** start DATA EXTRACT **
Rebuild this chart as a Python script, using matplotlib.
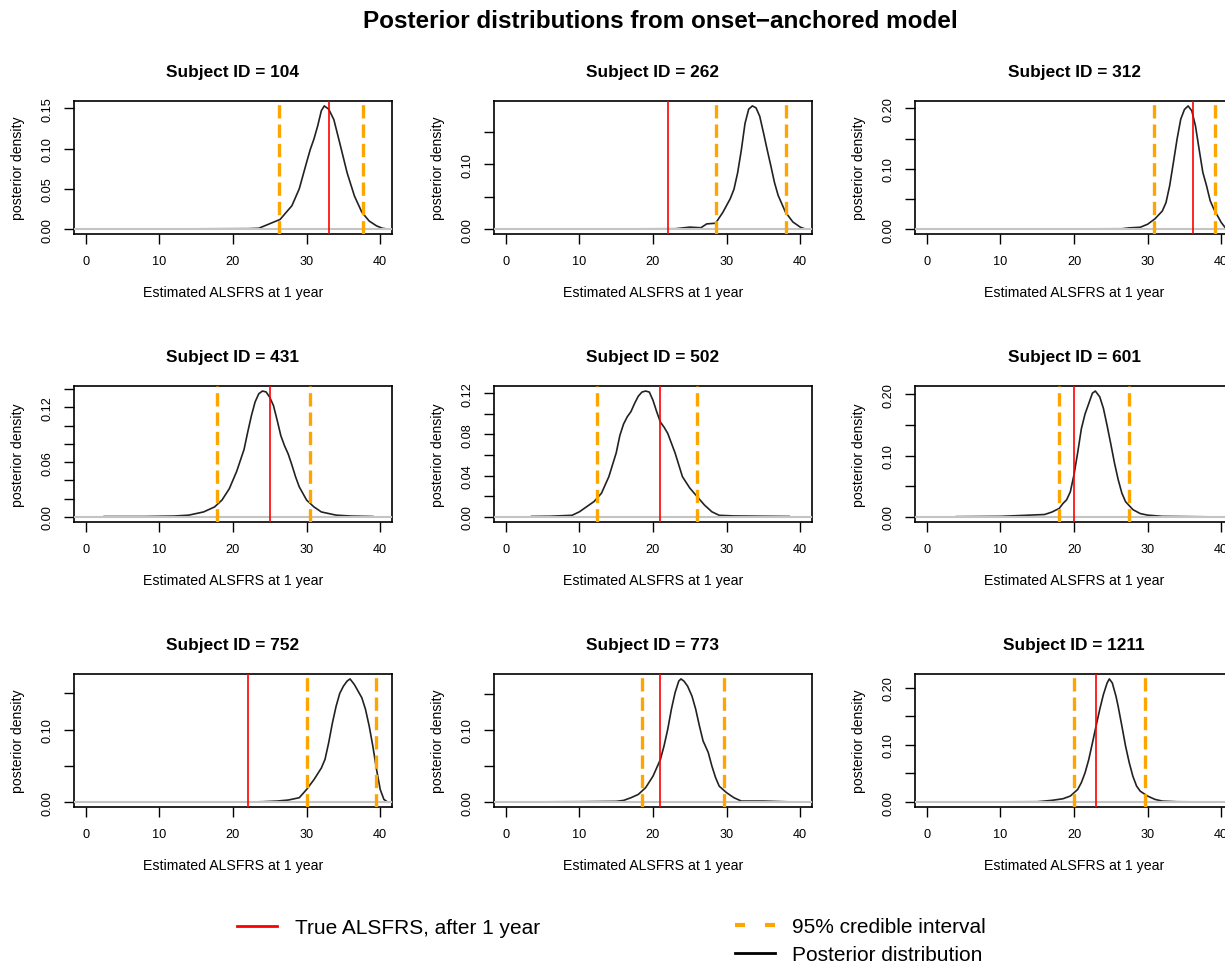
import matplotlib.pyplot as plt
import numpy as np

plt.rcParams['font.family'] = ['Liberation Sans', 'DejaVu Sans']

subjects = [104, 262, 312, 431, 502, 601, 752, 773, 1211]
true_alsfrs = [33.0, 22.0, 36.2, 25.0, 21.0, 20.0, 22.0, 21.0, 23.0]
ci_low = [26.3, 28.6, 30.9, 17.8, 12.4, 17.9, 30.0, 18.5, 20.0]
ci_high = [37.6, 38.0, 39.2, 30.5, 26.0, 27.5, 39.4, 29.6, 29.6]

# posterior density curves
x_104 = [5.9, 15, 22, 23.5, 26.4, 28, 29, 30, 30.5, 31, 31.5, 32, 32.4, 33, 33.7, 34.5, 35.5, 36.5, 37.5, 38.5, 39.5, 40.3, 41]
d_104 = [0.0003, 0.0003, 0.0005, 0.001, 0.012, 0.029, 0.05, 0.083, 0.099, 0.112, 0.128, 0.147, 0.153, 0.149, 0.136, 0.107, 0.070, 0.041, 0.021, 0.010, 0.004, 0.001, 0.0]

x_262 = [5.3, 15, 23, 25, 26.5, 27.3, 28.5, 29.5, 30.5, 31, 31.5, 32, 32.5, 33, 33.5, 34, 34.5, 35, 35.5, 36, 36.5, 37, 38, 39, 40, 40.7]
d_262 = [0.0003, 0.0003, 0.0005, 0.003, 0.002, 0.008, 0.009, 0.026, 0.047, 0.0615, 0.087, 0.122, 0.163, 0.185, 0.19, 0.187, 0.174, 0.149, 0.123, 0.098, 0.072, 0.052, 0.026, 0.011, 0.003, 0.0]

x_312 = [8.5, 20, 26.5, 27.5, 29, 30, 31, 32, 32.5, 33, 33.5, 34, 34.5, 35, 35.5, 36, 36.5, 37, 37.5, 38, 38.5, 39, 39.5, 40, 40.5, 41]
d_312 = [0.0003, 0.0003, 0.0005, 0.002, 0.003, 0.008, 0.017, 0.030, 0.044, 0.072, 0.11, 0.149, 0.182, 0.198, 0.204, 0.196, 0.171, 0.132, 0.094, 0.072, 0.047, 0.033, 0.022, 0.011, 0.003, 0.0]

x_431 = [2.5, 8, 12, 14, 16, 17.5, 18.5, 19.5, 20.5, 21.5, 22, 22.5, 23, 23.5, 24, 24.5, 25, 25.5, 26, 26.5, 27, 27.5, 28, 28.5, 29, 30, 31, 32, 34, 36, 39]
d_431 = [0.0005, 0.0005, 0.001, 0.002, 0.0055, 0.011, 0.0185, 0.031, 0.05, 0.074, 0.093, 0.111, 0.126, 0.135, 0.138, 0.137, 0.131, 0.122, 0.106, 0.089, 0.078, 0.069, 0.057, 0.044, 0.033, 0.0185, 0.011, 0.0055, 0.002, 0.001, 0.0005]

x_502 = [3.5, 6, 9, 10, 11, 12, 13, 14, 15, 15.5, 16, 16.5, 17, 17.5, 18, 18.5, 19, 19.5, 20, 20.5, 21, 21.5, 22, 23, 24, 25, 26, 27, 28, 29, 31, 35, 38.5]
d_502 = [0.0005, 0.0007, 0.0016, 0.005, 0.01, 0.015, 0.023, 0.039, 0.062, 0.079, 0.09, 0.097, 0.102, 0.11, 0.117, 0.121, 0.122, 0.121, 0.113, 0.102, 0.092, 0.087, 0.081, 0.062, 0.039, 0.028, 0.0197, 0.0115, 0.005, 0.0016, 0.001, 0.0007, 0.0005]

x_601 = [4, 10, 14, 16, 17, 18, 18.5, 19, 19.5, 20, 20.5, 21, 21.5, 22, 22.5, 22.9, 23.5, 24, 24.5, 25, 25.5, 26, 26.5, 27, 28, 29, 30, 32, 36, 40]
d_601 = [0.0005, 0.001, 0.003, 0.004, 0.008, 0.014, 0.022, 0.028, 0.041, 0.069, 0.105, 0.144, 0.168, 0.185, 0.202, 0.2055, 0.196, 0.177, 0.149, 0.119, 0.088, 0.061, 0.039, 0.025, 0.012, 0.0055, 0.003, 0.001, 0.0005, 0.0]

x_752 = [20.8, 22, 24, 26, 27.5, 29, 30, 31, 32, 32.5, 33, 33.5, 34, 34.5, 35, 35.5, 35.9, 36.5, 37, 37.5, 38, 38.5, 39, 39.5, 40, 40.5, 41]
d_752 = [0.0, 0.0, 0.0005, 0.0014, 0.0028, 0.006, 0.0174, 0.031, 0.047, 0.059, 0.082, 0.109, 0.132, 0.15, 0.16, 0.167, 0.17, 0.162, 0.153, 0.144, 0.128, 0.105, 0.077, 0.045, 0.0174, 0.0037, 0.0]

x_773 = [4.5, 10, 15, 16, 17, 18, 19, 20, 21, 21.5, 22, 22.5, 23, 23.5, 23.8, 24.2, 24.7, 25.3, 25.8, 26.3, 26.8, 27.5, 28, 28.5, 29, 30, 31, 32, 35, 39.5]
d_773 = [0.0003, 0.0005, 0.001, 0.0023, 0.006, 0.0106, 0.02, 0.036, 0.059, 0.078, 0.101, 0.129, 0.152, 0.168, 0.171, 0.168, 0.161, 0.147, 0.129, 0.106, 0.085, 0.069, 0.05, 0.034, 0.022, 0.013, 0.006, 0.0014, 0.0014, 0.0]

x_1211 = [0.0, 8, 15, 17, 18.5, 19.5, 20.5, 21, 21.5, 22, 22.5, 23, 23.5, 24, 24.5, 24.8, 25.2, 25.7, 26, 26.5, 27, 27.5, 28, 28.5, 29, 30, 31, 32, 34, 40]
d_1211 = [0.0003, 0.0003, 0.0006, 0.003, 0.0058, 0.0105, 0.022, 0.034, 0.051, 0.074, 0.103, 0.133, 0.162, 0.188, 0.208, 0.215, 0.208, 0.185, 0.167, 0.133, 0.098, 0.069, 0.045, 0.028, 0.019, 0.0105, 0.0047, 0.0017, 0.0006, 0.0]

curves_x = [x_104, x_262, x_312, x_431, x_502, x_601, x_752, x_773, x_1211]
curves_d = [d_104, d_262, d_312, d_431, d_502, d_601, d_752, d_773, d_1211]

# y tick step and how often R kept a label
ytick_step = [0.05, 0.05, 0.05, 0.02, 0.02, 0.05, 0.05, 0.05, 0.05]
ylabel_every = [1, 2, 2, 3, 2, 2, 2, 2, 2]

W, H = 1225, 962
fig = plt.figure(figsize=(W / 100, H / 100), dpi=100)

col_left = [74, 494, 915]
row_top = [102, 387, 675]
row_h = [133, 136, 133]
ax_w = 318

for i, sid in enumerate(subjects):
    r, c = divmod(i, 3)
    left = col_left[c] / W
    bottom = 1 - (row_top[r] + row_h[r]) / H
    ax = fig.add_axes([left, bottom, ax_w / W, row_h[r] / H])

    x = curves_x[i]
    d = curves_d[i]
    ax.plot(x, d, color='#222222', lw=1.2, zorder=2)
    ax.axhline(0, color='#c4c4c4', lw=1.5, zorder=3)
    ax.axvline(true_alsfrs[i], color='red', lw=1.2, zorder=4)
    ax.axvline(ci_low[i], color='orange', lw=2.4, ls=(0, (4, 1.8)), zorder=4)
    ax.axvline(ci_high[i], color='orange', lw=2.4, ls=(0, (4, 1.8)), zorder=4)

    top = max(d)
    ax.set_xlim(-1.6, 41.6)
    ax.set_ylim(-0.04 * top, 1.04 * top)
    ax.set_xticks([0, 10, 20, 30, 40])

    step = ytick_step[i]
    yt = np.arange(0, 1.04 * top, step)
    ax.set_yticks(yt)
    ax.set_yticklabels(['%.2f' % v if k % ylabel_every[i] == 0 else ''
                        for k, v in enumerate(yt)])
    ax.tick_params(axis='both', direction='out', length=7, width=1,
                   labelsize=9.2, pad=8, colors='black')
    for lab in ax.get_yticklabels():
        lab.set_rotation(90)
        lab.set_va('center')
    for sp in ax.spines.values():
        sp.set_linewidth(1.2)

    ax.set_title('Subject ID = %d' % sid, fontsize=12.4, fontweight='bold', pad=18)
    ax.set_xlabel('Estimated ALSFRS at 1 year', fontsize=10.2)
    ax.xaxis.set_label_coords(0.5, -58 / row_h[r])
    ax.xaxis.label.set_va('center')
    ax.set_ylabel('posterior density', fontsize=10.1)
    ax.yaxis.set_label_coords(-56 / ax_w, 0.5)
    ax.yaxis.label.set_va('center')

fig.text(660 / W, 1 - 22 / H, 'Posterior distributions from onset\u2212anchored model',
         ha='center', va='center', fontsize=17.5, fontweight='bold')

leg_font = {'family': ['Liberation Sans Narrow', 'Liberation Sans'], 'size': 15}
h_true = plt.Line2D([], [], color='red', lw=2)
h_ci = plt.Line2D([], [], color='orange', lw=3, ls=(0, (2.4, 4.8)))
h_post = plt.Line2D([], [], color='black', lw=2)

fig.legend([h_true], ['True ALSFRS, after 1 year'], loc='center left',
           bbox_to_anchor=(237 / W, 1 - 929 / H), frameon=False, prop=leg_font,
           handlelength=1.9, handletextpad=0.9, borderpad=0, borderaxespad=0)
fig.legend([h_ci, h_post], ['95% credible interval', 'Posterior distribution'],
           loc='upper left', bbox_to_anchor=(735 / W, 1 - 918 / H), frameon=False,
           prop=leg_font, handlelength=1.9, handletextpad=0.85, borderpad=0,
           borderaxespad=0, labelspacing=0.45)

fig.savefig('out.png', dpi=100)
** end DATA EXTRACT **
• **EXERCISE TASK**:
Restate each line from the start of the listing through the line bearing "0.004, 0.001, 0.0]" word for word. Drop the pictures.

• **WRITTEN RESPONSE**:
Rebuild this chart as a Python script, using matplotlib.
import matplotlib.pyplot as plt
import numpy as np

plt.rcParams['font.family'] = ['Liberation Sans', 'DejaVu Sans']

subjects = [104, 262, 312, 431, 502, 601, 752, 773, 1211]
true_alsfrs = [33.0, 22.0, 36.2, 25.0, 21.0, 20.0, 22.0, 21.0, 23.0]
ci_low = [26.3, 28.6, 30.9, 17.8, 12.4, 17.9, 30.0, 18.5, 20.0]
ci_high = [37.6, 38.0, 39.2, 30.5, 26.0, 27.5, 39.4, 29.6, 29.6]

# posterior density curves
x_104 = [5.9, 15, 22, 23.5, 26.4, 28, 29, 30, 30.5, 31, 31.5, 32, 32.4, 33, 33.7, 34.5, 35.5, 36.5, 37.5, 38.5, 39.5, 40.3, 41]
d_104 = [0.0003, 0.0003, 0.0005, 0.001, 0.012, 0.029, 0.05, 0.083, 0.099, 0.112, 0.128, 0.147, 0.153, 0.149, 0.136, 0.107, 0.070, 0.041, 0.021, 0.010, 0.004, 0.001, 0.0]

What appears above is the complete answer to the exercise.